Seine drei Kinder sind zwischen sechs und 15 Jahre alt, der älteste Sohn besuche derzeit eine öffentliche katholische Schule, sagt er. Mehas Alija absolviert zudem noch das Master-Fernstudium an der Universität Pristina. Und er berät Leute, die sich wegen persönlicher Probleme an ihn wenden. Immer mit Blick auf den Koran.

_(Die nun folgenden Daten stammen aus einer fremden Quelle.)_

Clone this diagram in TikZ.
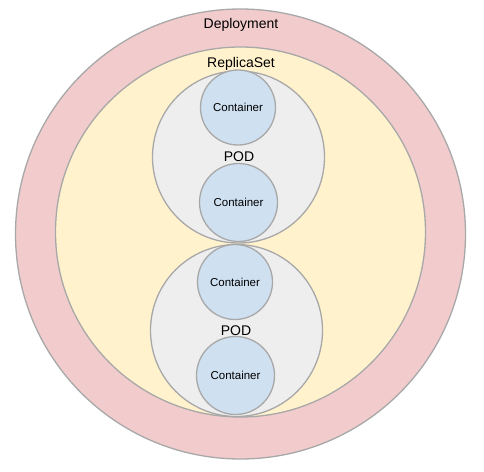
\documentclass[tikz,border=0pt]{standalone}
\usepackage{fontspec}
\setmainfont{Liberation Sans}
\definecolor{dep}{HTML}{F2CCCD}
\definecolor{rs}{HTML}{FFF2CC}
\definecolor{pod}{HTML}{EEEEEE}
\definecolor{ctr}{HTML}{CFE0F1}
\definecolor{edge}{HTML}{A8A8A8}
\begin{document}
\begin{tikzpicture}[x=1pt,y=-1pt,
  ring/.style={circle,draw=edge,line width=1.3pt,inner sep=0pt},
  deploy/.style={ring,fill=dep,minimum size=450pt},
  rset/.style={ring,fill=rs,minimum size=370pt},
  podc/.style={ring,fill=pod,minimum size=172pt},
  ctrc/.style={ring,fill=ctr},
  lbl/.style={inner sep=0pt,anchor=base,font=\fontsize{14}{16}\selectfont},
  clbl/.style={inner sep=0pt,font=\fontsize{11.5}{13}\selectfont}]
\useasboundingbox (0,0) rectangle (484,471);
\node[deploy] (deployment) at (240.5,234) {};
\node[rset] (replicaset) at (240.5,232) {};
\node[podc] (pod1) at (238.5,157) {};
\node[podc] (pod2) at (236.5,330.5) {};
\node[ctrc,minimum size=75pt] (c1) at (238,107.5) {};
\node[ctrc,minimum size=78pt] (c2) at (238.5,202.5) {};
\node[ctrc,minimum size=75pt] (c3) at (235,282) {};
\node[ctrc,minimum size=78pt] (c4) at (235.5,375.5) {};
\node[lbl] (tdep) at (241,28) {Deployment};
\node[lbl] (trs) at (241,67.5) {ReplicaSet};
\node[lbl] (tpod1) at (239,161) {POD};
\node[lbl] (tpod2) at (236,335) {POD};
\node[clbl] (tc1) at (c1) {Container};
\node[clbl] (tc2) at (c2) {Container};
\node[clbl] (tc3) at (c3) {Container};
\node[clbl] (tc4) at (c4) {Container};
\end{tikzpicture}
\end{document}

Von Nordmazedonien nach St. Gallen
Den Koran kannte er mit 13 auswendig, erzählt Alija. Geboren 1983 im nordmazedonischen Tetovo, Skopje, theologische Mittelschule in Skopje, dann Studium der Islamwissenschaften an der Universität in Pristina. "Ein Imam sollte Theologie studiert haben", sagt Alija. Nach dem Studium zieht er mit seinen Eltern und beiden Schwestern in die Schweiz, wo die Eltern Arbeit finden. Und auch er. Zuerst in einer Kettensäge-Firma in Wil, dann wurde in St. Gallen die Stelle in der Moschee frei. Das war vor elf Jahren.

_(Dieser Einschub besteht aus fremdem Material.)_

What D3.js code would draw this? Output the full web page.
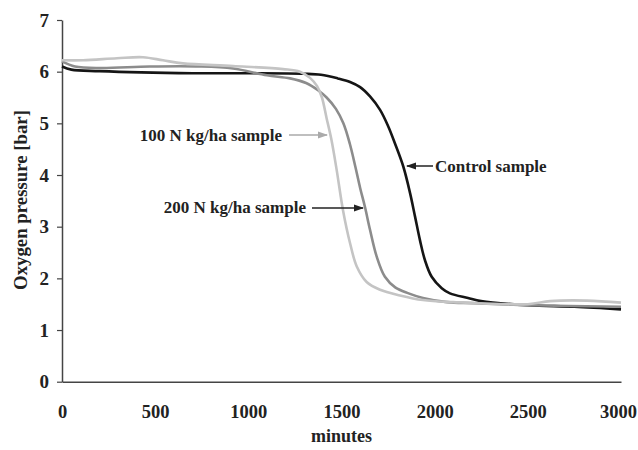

"Ich fühle mich mehr als Schweizer als als Nordmazedonier", sagt Alija. Sein Herz schlage hier, er denke auf Deutsch. Das Zusammenwirken von Minderheiten in der Schweiz sei einzigartig. Darüber schreibt er seine Masterarbeit: "Der interreligiöse Dialog in der Schweiz".
Mehas Alija ist gut integriert, das spürt man. Er mag sein Quartier, die Nachbarn und Nachbarinnen, auch von den Behörden spüre er Wohlwollen, sagt er.
VIDEO: "20 Minuten"-Redakteur Adriel Monostori macht mit Imam Mehas Alija eine rituelle Waschung
Die Regeln des Koran
Er führt uns durch die Moschee, zeigt uns das Waschritual vor dem Gebet. Und beantwortet Fragen, auch zu Kopftuch und Schwimmunterricht. Seine Tochter dürfe den Schwimmunterricht besuchen, sagt er, denn mit sechs Jahren trage sie noch keine "religiöse Verantwortung". Erst wenn jemand in die Pubertät komme, sei es "eine Sünde", sich nicht an die Regeln des Korans zu halten: Frauen tragen Kopftuch und schwimmen nur mit Spezial-Badekleid wie Burkini, Alkohol ist verboten. "Ich habe noch keinen Tropfen Alkohol getrunken", sagt Mehas Alija. "Nie. Ich trinke am liebsten Wasser und Rivella."
Was, wenn eine Frau das Kopftuch nicht tragen will? "Das ist der freie Entscheid jeder Frau", sagt Alija. Niemand dürfe das der Frau befehlen. Auch in seiner Familie gebe es vereinzelt Frauen, die das Kopftuch nicht tragen. Sie seien an Familienfesten dennoch willkommen, sagt er. "Wir sind es gewohnt."